I would like to express in linear form for a linear programming model the following constraints:
(a) if $x=1$, then $b < a$ AND $a \leq c$ (i.e. $b < a \leq c$),
(b) else if $x=0$, then $a \leq b$ XOR $c < a$.
Note: It always holds that $b < c$ (I do not know if this can simplify things).

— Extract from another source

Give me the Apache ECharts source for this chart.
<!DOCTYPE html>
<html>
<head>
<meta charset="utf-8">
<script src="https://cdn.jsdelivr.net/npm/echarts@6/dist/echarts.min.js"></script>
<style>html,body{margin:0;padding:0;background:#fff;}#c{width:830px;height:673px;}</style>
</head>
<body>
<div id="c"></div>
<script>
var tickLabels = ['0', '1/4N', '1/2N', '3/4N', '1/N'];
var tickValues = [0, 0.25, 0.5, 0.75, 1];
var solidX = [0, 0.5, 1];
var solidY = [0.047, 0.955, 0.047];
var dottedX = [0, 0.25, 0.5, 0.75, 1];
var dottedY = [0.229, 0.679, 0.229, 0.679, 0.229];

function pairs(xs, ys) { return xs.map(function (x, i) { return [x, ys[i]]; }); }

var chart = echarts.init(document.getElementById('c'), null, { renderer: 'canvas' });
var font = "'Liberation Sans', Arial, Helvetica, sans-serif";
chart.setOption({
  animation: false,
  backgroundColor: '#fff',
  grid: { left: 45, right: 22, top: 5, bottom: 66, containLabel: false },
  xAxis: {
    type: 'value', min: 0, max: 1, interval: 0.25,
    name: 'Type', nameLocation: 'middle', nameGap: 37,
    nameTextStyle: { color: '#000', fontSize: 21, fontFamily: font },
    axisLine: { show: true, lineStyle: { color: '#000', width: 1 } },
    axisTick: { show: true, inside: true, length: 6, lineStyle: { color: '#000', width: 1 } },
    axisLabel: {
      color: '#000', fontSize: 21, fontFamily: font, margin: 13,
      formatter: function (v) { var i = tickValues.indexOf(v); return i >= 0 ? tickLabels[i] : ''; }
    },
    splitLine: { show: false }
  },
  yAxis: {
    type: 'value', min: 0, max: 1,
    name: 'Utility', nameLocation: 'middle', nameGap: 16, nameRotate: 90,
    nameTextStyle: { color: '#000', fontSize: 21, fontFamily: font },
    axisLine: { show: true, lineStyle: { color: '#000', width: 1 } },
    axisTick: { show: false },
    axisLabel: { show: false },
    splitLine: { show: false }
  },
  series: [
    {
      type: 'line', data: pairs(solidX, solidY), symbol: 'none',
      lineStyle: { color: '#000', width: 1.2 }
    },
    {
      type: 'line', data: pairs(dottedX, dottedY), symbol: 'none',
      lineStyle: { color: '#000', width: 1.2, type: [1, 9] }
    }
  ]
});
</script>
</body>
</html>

I came up with the following linear constraints, using the big-M method and a small tolerance constant $\epsilon$:
(1) $b + \epsilon \leq a + M(1-x)$
(2) $a \leq c + M(1-x)$
(3) $a \leq b +Mx$
(4) $c + \epsilon \leq a +Mx$
However, (3) and (4) do not correctly convey the meaning of constraint in (b), since when $x=0$, then $a \leq b$ and $c < a$, which is impossible. Is there an elegant way to correct this, preferably without introducing another binary variable? Maybe the fact that $b < c$ could help in some way?

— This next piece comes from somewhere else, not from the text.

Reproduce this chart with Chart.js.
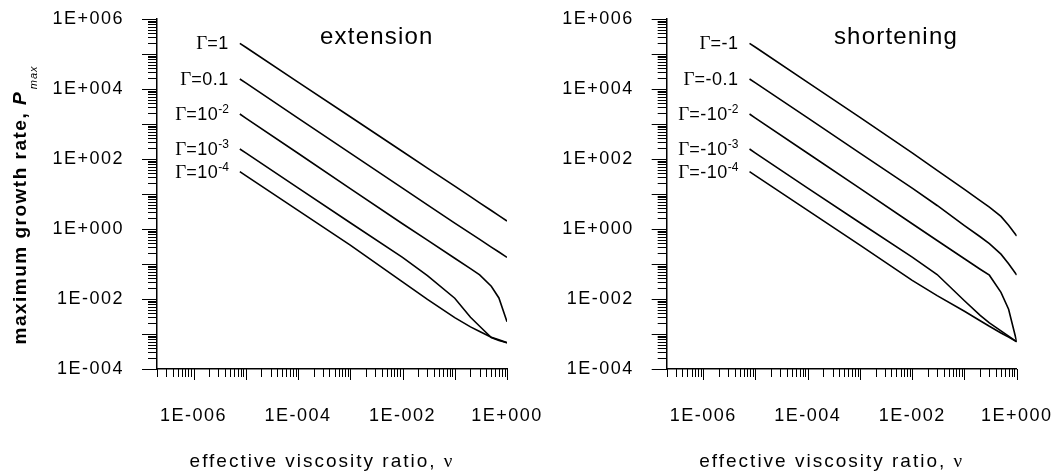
<!DOCTYPE html>
<html><head><meta charset="utf-8">
<script src="https://cdn.jsdelivr.net/npm/chart.js@4"></script>
<style>
html,body{margin:0;padding:0;background:#fff;overflow:hidden}
#wrap{position:relative;width:1052px;height:474px;background:#fff}
canvas{position:absolute;left:0;top:0}
</style></head><body>
<div id="wrap"><canvas id="cL" width="1052" height="474"></canvas><canvas id="cR" width="1052" height="474"></canvas></div>
<script>
// ---- data ----
const nu = [7.7e-6, 1e-5, 1e-4, 1e-3, 1e-2, 3e-2, 0.1, 0.2, 0.3, 0.5, 0.7, 1];

// extension panel
const extG1    = [2.02e5, 1.56e5, 1.58e4, 1.61e3, 164, 55.1, 16.7, 8.38, 5.60, 3.37, 2.42, 1.69];
const extG01   = [1.93e4, 1.49e4, 1.48e3, 148, 14.7, 4.90, 1.48, 0.750, 0.505, 0.305, 0.220, 0.155];
const extG1e2  = [1.93e3, 1.48e3, 146, 14.3, 1.41, 0.479, 0.146, 0.0735, 0.0490, 0.0231, 0.0107, 0.00224];
const extG1e3  = [193, 149, 15.0, 1.51, 0.155, 0.0467, 0.0105, 0.00301, 0.00166, 7.9e-4, 6.5e-4, 5.64e-4];
const extG1e4  = [43.4, 33.4, 3.40, 0.346, 0.0310, 0.00975, 0.00294, 0.00160, 0.00118, 8.13e-4, 6.81e-4, 5.64e-4];

// shortening panel
const shG1     = [2.02e5, 1.56e5, 1.55e4, 1.55e3, 150, 47.5, 13.5, 6.50, 4.22, 2.29, 1.28, 0.631];
const shG01    = [1.93e4, 1.49e4, 1.49e3, 148, 14.8, 4.70, 1.25, 0.600, 0.380, 0.191, 0.102, 0.0485];
const shG1e2   = [1.93e3, 1.48e3, 146, 14.4, 1.41, 0.470, 0.141, 0.0708, 0.0479, 0.0155, 0.0051, 6.03e-4];
const shG1e3   = [193, 148, 14.8, 1.51, 0.158, 0.0500, 0.0089, 0.00339, 0.00209, 0.00123, 8.71e-4, 6.03e-4];
const shG1e4   = [43.4, 33.5, 3.42, 0.347, 0.0340, 0.0125, 0.00447, 0.00240, 0.00166, 0.00107, 8.13e-4, 6.03e-4];

// curve labels
const gammaBase = ['1', '0.1', '10', '10', '10'];
const gammaExp  = ['', '', '-2', '-3', '-4'];

// axes
const xMin = 2e-7, xMax = 1, yMin = 1e-4, yMax = 1e6;
const xTickValues = [1e-6, 1e-4, 1e-2, 1];
const xTickLabels = ['1E-006', '1E-004', '1E-002', '1E+000'];
const yTickValues = [1e6, 1e4, 1e2, 1, 1e-2, 1e-4];
const yTickLabels = ['1E+006', '1E+004', '1E+002', '1E+000', '1E-002', '1E-004'];
const xTitle = 'effective viscosity ratio, ';
const xTitleSym = 'ν';
const yTitle = 'maximum growth rate, ';
const yTitleSym = 'P';
const yTitleSub = 'max';

// ---- helpers ----
function logTicks(lo, hi) {
  const out = [];
  for (let e = Math.floor(Math.log10(lo)) - 1; e <= Math.ceil(Math.log10(hi)); e++) {
    for (let m = 1; m <= 9; m++) {
      const v = m * Math.pow(10, e);
      if (v >= lo * 0.999 && v <= hi * 1.001) out.push({ v, major: m === 1 });
    }
  }
  return out;
}
function labelFor(values, labels, v) {
  for (let i = 0; i < values.length; i++) if (Math.abs(Math.log10(v) - Math.log10(values[i])) < 1e-6) return labels[i];
  return '';
}
function drawPieces(ctx, pieces, x, y, align) {
  let w = 0;
  pieces.forEach(p => { ctx.font = p.font; ctx.letterSpacing = (p.ls || 0) + 'px'; p.w = ctx.measureText(p.t).width; w += p.w; });
  let cx = align === 'right' ? x - w : (align === 'center' ? x - w / 2 : x);
  ctx.textAlign = 'left'; ctx.textBaseline = 'alphabetic';
  pieces.forEach(p => { ctx.font = p.font; ctx.letterSpacing = (p.ls || 0) + 'px'; ctx.fillText(p.t, cx, y + (p.dy || 0)); cx += p.w; });
  ctx.letterSpacing = '0px';
}

const decoPlugin = {
  id: 'deco',
  beforeDraw(chart) { chart.ctx.letterSpacing = '1.5px'; },
  afterDraw(chart) {
    const o = chart.options.plugins.deco;
    const ctx = chart.ctx, ca = chart.chartArea, xs = chart.scales.x, ys = chart.scales.y;
    ctx.save();
    ctx.letterSpacing = '0px';
    ctx.fillStyle = '#000';
    ctx.strokeStyle = '#000';
    ctx.lineWidth = 1;
    logTicks(yMin, yMax).forEach(t => {
      const py = Math.round(ys.getPixelForValue(t.v)) + 0.5;
      const len = t.major ? 15 : 9;
      ctx.beginPath(); ctx.moveTo(ca.left - len, py); ctx.lineTo(ca.left, py); ctx.stroke();
    });
    logTicks(xMin, xMax).forEach(t => {
      const px = Math.round(xs.getPixelForValue(t.v)) + 0.5;
      const len = t.major ? 11 : 8;
      ctx.beginPath(); ctx.moveTo(px, ca.bottom); ctx.lineTo(px, ca.bottom + len); ctx.stroke();
    });
    chart.data.datasets.forEach((ds, i) => {
      const p = chart.getDatasetMeta(i).data[0];
      const pieces = [
        { t: 'Γ', font: '19px "Liberation Serif"' },
        { t: '=' + o.sign + gammaBase[i], font: '18px "Liberation Sans"', ls: 0.5 },
      ];
      if (gammaExp[i]) pieces.push({ t: gammaExp[i], font: '12px "Liberation Sans"', dy: -7 });
      drawPieces(ctx, pieces, p.x - 11, p.y + 6, 'right');
    });
    drawPieces(ctx, [{ t: o.title, font: '24px "Liberation Sans"', ls: 1.2 }], ca.left + o.titleFrac * (ca.right - ca.left), 44, 'center');
    drawPieces(ctx, [
      { t: xTitle, font: '19px "Liberation Sans"', ls: 2 },
      { t: xTitleSym, font: '19px "Liberation Serif"' }
    ], (ca.left + ca.right) / 2 - 11, 467, 'center');
    if (o.yTitle) {
      ctx.translate(26, 205);
      ctx.rotate(-Math.PI / 2);
      const pieces = [
        { t: yTitle, font: 'bold 19px "Liberation Sans"', ls: 1.5 },
        { t: yTitleSym, font: 'italic bold 19px "Liberation Sans"' },
        { t: ' ', font: '11px "Liberation Sans"' },
        { t: yTitleSub, font: 'italic 11px "Liberation Sans"', dy: 11, ls: 1 }
      ];
      drawPieces(ctx, pieces, 0, 0, 'center');
    }
    ctx.restore();
  }
};

function makeDatasets(arrs) {
  return arrs.map(a => ({
    data: nu.map((x, i) => ({ x, y: a[i] })),
    borderColor: '#000', borderWidth: 1.6, pointRadius: 0, tension: 0, fill: false
  }));
}

function makeChart(id, arrs, pad, yW, title, titleFrac, sign, showYTitle) {
  return new Chart(document.getElementById(id), {
    type: 'line',
    data: { datasets: makeDatasets(arrs) },
    options: {
      responsive: false, animation: false, events: [],
      layout: { padding: pad },
      plugins: {
        legend: { display: false }, tooltip: { enabled: false },
        deco: { title, titleFrac, sign, yTitle: showYTitle }
      },
      scales: {
        x: {
          type: 'logarithmic', min: xMin, max: xMax,
          grid: { display: false, drawTicks: false },
          border: { display: true, color: '#000', width: 1.5 },
          afterBuildTicks: s => { s.ticks = xTickValues.map(v => ({ value: v })); },
          afterFit: s => { s.height = 105; s.paddingLeft = s.paddingRight = s.paddingTop = s.paddingBottom = 0; },
          ticks: {
            autoSkip: false, maxRotation: 0, minRotation: 0, padding: 36, color: '#000',
            font: { family: '"Liberation Sans"', size: 18 },
            callback: v => labelFor(xTickValues, xTickLabels, v)
          }
        },
        y: {
          type: 'logarithmic', min: yMin, max: yMax,
          grid: { display: false, drawTicks: false },
          border: { display: true, color: '#000', width: 1.5 },
          afterBuildTicks: s => { s.ticks = yTickValues.map(v => ({ value: v })); },
          afterFit: s => { s.width = yW; s.paddingLeft = s.paddingRight = s.paddingTop = s.paddingBottom = 0; },
          ticks: {
            autoSkip: false, padding: 33, color: '#000',
            font: { family: '"Liberation Sans"', size: 18 },
            callback: v => labelFor(yTickValues, yTickLabels, v)
          }
        }
      }
    },
    plugins: [decoPlugin]
  });
}

makeChart('cL', [extG1, extG01, extG1e2, extG1e3, extG1e4], { left: 0, right: 545, top: 19, bottom: 0 }, 157, 'extension', 0.628, '', true);
makeChart('cR', [shG1, shG01, shG1e2, shG1e3, shG1e4], { left: 510, right: 35.3, top: 19, bottom: 0 }, 156.7, 'shortening', 0.655, '-', false);
</script>
</body></html>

Your (1) and (2) are correct. To enforce $$x=0 \implies (\text{$a \le b$ XOR $c < a$}),$$ first rewrite as $$x=1 \lor (a \le b \land c \ge a) \lor (a > b \land c < a),$$ and then introduce binary variables $y$ and $z$, together with linear constraints \begin{align} x + y + z &\ge 1 \tag5\label5 \\ a-b &\le M(1-y) \tag6\label6 \\ a-c &\le M(1-y) \tag7\label7 \\ b-a+\epsilon &\le M(1-z) \tag8\label8 \\ c-a+\epsilon &\le M(1-z) \tag9\label9 \end{align} If you also know that $b<c$, you can omit \eqref{7} and \eqref{8}, which are then dominated by \eqref{6} and \eqref{9}, respectively.

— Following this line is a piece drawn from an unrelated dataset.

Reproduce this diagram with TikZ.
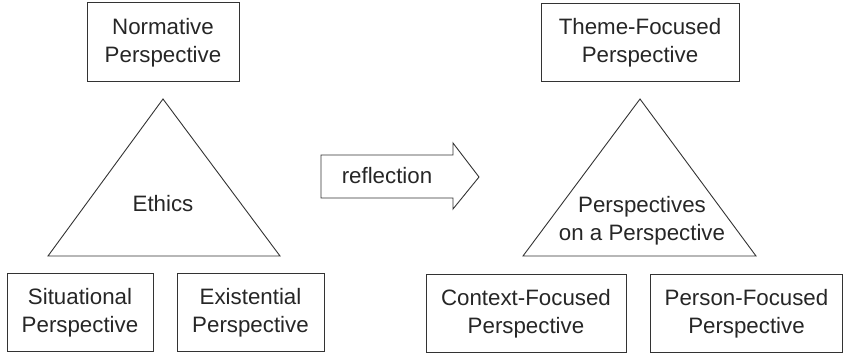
\documentclass[tikz,border=0pt]{standalone}
\usepackage{fontspec}
\setmainfont{Liberation Sans}
\begin{document}
\begin{tikzpicture}[x=1pt,y=-1pt,
  txt/.style={font=\fontsize{22.3}{28}\selectfont, text=black!85, align=center},
  pbox/.style={txt, draw=black!80, line width=1pt, inner sep=0pt},
  shapeline/.style={draw=black!80, line width=0.9pt, line join=miter}]
\useasboundingbox (0,0) rectangle (844,355);
% left side
\node[pbox, minimum width=152pt, minimum height=79pt] (norm) at (163,42.5) {Normative\\Perspective};
\draw[shapeline] (163,99) -- (48,256) -- (280,256) -- cycle;
\node[txt] (ethics) at (163,204) {Ethics};
\node[pbox, minimum width=146pt, minimum height=78pt] (sit) at (80,313) {Situational\\Perspective};
\node[pbox, minimum width=147pt, minimum height=78pt] (exi) at (250.5,313) {Existential\\Perspective};
% arrow
\draw[shapeline] (321,155) -- (453,155) -- (453,143) -- (479,177) -- (453,209) -- (453,198) -- (321,198) -- cycle;
\node[txt] (refl) at (387,176) {reflection};
% right side
\node[pbox, minimum width=198pt, minimum height=78pt] (theme) at (640,43) {Theme-Focused\\Perspective};
\draw[shapeline] (640,99) -- (523,256) -- (756,256) -- cycle;
\node[txt] (pop) at (642,221) {Perspectives\\on a Perspective};
\node[pbox, minimum width=200pt, minimum height=78pt] (ctx) at (526,313.5) {Context-Focused\\Perspective};
\node[pbox, minimum width=192pt, minimum height=78pt] (pers) at (746.5,313.5) {Person-Focused\\Perspective};
\end{tikzpicture}
\end{document}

You cannot avoid introducing at least one binary variable because the feasible region for $x=0$ is not convex. For example, $(a,b,c)=(0,1,2)$ and $(a,b,c)=(3,1,2)$ are both feasible, but their average is not.
By request, here is an alternative formulation with only one additional binary variable $y$. The idea is to enforce $$(x=0 \land y=1) \implies a \le b$$ and $$(x=0 \land y=0) \implies c < a,$$ which you can do with linear constraints \begin{align} a-b &\le M(x+1-y)\tag{6’}\label{6p} \\ c-a+\epsilon &\le M(x+y) \tag{9’}\label{9p} \end{align}